● WHAT IS REQUIRED: In the listing below, find the line holding "Output the web" and the line holding "const fitName = 'Best Fit';". Write out those two lines and all lines between, exactly, and nothing more.

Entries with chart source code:
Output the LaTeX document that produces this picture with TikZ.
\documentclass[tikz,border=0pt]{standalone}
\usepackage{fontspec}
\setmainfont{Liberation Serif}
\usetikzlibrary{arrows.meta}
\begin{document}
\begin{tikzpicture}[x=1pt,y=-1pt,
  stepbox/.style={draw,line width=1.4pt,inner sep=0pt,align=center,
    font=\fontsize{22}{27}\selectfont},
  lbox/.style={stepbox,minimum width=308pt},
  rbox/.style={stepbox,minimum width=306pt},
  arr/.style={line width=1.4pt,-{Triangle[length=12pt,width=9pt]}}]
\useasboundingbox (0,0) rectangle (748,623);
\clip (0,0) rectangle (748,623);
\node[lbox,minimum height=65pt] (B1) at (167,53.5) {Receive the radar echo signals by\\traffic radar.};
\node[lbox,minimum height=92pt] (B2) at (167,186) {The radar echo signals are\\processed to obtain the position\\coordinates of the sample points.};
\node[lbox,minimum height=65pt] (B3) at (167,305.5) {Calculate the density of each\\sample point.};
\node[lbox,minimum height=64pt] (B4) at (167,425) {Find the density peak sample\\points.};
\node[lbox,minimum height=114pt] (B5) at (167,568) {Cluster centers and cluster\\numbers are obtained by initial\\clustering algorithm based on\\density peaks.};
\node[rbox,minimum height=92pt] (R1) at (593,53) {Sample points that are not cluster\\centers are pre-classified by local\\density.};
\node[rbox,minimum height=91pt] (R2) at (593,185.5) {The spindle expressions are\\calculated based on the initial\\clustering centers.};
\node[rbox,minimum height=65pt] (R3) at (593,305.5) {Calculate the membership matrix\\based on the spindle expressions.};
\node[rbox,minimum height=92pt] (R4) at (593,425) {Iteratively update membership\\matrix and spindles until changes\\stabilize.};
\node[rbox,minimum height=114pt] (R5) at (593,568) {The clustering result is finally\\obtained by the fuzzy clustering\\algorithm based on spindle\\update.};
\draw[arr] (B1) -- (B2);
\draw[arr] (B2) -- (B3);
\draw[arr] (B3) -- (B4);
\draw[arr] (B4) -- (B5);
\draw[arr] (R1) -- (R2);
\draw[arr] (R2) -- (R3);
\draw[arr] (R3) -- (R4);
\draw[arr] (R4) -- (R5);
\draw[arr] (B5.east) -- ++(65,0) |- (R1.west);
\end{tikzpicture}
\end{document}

---

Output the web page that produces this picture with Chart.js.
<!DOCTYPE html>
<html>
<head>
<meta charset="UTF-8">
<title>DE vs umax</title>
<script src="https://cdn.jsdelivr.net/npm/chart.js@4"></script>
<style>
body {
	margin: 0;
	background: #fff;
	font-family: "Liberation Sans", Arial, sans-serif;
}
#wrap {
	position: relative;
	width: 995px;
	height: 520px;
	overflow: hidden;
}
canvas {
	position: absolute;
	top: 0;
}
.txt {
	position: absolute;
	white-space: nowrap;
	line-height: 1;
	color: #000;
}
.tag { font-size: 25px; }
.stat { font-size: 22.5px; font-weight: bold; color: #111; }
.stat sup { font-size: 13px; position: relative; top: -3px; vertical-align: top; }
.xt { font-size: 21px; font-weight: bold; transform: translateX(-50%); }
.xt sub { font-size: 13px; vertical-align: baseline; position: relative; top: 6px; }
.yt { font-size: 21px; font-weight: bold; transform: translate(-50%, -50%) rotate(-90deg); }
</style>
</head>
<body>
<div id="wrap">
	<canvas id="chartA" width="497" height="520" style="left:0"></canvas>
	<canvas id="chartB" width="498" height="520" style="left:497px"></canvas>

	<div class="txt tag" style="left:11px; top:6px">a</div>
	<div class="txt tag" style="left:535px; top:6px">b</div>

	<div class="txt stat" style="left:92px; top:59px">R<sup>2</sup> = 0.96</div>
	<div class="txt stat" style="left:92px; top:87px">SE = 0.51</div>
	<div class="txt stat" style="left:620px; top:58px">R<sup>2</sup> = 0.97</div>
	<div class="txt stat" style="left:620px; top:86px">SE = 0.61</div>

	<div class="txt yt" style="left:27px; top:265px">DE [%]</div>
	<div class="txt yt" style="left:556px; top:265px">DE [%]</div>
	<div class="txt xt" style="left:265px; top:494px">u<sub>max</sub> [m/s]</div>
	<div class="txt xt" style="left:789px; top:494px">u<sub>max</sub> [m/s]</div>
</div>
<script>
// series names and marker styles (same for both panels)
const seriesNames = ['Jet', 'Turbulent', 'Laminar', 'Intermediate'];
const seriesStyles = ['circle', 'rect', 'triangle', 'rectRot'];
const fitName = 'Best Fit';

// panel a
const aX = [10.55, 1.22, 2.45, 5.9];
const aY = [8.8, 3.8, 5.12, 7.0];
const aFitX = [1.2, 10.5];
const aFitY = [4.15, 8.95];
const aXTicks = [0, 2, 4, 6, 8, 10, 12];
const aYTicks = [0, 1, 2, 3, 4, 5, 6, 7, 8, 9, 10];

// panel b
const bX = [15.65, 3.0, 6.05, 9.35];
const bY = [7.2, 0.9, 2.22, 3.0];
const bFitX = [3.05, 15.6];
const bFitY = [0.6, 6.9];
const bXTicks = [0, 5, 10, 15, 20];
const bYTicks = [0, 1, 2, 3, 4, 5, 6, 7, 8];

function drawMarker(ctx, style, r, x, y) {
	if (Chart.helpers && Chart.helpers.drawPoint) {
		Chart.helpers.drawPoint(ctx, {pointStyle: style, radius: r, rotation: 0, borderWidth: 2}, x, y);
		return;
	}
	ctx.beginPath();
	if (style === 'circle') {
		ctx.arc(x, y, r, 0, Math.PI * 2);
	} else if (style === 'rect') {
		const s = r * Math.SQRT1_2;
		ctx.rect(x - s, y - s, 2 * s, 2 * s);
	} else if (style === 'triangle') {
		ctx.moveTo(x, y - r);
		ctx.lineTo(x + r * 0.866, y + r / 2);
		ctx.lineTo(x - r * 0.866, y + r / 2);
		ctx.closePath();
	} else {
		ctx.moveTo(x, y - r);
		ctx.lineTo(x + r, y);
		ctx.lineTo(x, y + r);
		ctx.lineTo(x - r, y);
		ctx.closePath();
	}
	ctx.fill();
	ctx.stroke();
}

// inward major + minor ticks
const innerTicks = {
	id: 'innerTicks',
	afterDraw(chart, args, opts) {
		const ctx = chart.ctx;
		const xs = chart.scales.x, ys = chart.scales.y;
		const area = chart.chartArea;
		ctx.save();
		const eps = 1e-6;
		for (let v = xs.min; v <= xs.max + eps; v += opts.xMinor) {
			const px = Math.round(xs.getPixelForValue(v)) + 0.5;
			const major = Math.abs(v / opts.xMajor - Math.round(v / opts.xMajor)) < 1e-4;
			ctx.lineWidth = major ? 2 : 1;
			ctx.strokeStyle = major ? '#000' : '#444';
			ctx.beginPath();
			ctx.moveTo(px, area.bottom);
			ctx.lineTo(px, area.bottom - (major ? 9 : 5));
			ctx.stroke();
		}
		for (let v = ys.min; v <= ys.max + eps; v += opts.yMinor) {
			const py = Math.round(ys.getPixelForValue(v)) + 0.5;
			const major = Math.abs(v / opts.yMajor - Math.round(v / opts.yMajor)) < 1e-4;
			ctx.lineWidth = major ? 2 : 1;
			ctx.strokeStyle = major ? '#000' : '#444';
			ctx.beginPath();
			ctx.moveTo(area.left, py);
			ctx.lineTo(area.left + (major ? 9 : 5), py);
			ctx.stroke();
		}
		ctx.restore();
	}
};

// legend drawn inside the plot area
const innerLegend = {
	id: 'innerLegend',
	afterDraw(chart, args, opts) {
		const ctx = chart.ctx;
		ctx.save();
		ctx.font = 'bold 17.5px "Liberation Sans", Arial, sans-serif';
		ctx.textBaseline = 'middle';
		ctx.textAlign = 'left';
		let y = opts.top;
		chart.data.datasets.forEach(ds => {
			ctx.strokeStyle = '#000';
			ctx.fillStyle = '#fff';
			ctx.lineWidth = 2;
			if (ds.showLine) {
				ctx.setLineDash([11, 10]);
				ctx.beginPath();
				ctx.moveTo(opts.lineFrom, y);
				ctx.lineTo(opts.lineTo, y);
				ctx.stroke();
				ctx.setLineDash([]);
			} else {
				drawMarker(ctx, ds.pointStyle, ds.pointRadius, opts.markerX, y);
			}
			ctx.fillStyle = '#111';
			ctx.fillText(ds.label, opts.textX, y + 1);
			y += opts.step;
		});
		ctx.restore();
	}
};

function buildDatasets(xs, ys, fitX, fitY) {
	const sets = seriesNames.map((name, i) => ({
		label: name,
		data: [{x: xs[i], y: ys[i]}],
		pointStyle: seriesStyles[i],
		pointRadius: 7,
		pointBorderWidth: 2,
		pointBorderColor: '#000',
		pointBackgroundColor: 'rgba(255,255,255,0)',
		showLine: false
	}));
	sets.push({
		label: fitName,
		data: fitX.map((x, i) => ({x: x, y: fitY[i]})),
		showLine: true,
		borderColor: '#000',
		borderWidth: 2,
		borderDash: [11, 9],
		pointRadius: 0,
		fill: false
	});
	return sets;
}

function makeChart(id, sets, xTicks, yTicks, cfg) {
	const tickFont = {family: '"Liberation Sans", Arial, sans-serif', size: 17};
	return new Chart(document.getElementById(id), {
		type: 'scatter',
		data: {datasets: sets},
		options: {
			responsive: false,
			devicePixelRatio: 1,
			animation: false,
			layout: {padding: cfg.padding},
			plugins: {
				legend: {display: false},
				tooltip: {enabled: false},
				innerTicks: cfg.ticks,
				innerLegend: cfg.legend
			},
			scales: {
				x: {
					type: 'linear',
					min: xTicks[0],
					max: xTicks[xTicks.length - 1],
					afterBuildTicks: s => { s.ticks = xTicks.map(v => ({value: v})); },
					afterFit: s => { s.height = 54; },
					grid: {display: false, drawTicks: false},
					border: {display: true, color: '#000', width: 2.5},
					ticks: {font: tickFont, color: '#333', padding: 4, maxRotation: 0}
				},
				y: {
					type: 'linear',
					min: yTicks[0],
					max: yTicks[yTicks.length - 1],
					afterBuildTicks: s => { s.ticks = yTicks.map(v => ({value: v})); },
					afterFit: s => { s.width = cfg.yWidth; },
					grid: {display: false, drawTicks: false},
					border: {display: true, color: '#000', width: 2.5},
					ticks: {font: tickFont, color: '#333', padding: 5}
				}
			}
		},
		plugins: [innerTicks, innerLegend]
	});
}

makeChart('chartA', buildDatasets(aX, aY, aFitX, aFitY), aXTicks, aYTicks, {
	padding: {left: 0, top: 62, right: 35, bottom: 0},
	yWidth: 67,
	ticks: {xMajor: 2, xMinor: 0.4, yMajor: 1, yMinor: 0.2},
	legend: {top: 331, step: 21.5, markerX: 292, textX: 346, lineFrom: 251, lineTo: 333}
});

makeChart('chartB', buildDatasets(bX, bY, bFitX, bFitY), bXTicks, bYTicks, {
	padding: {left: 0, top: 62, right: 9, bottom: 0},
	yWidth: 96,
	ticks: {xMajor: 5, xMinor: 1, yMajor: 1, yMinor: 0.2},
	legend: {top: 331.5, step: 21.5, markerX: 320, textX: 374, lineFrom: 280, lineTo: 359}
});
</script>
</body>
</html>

● FULL RESPONSE:
Output the web page that produces this picture with Chart.js.
<!DOCTYPE html>
<html>
<head>
<meta charset="UTF-8">
<title>DE vs umax</title>
<script src="https://cdn.jsdelivr.net/npm/chart.js@4"></script>
<style>
body {
	margin: 0;
	background: #fff;
	font-family: "Liberation Sans", Arial, sans-serif;
}
#wrap {
	position: relative;
	width: 995px;
	height: 520px;
	overflow: hidden;
}
canvas {
	position: absolute;
	top: 0;
}
.txt {
	position: absolute;
	white-space: nowrap;
	line-height: 1;
	color: #000;
}
.tag { font-size: 25px; }
.stat { font-size: 22.5px; font-weight: bold; color: #111; }
.stat sup { font-size: 13px; position: relative; top: -3px; vertical-align: top; }
.xt { font-size: 21px; font-weight: bold; transform: translateX(-50%); }
.xt sub { font-size: 13px; vertical-align: baseline; position: relative; top: 6px; }
.yt { font-size: 21px; font-weight: bold; transform: translate(-50%, -50%) rotate(-90deg); }
</style>
</head>
<body>
<div id="wrap">
	<canvas id="chartA" width="497" height="520" style="left:0"></canvas>
	<canvas id="chartB" width="498" height="520" style="left:497px"></canvas>

	<div class="txt tag" style="left:11px; top:6px">a</div>
	<div class="txt tag" style="left:535px; top:6px">b</div>

	<div class="txt stat" style="left:92px; top:59px">R<sup>2</sup> = 0.96</div>
	<div class="txt stat" style="left:92px; top:87px">SE = 0.51</div>
	<div class="txt stat" style="left:620px; top:58px">R<sup>2</sup> = 0.97</div>
	<div class="txt stat" style="left:620px; top:86px">SE = 0.61</div>

	<div class="txt yt" style="left:27px; top:265px">DE [%]</div>
	<div class="txt yt" style="left:556px; top:265px">DE [%]</div>
	<div class="txt xt" style="left:265px; top:494px">u<sub>max</sub> [m/s]</div>
	<div class="txt xt" style="left:789px; top:494px">u<sub>max</sub> [m/s]</div>
</div>
<script>
// series names and marker styles (same for both panels)
const seriesNames = ['Jet', 'Turbulent', 'Laminar', 'Intermediate'];
const seriesStyles = ['circle', 'rect', 'triangle', 'rectRot'];
const fitName = 'Best Fit';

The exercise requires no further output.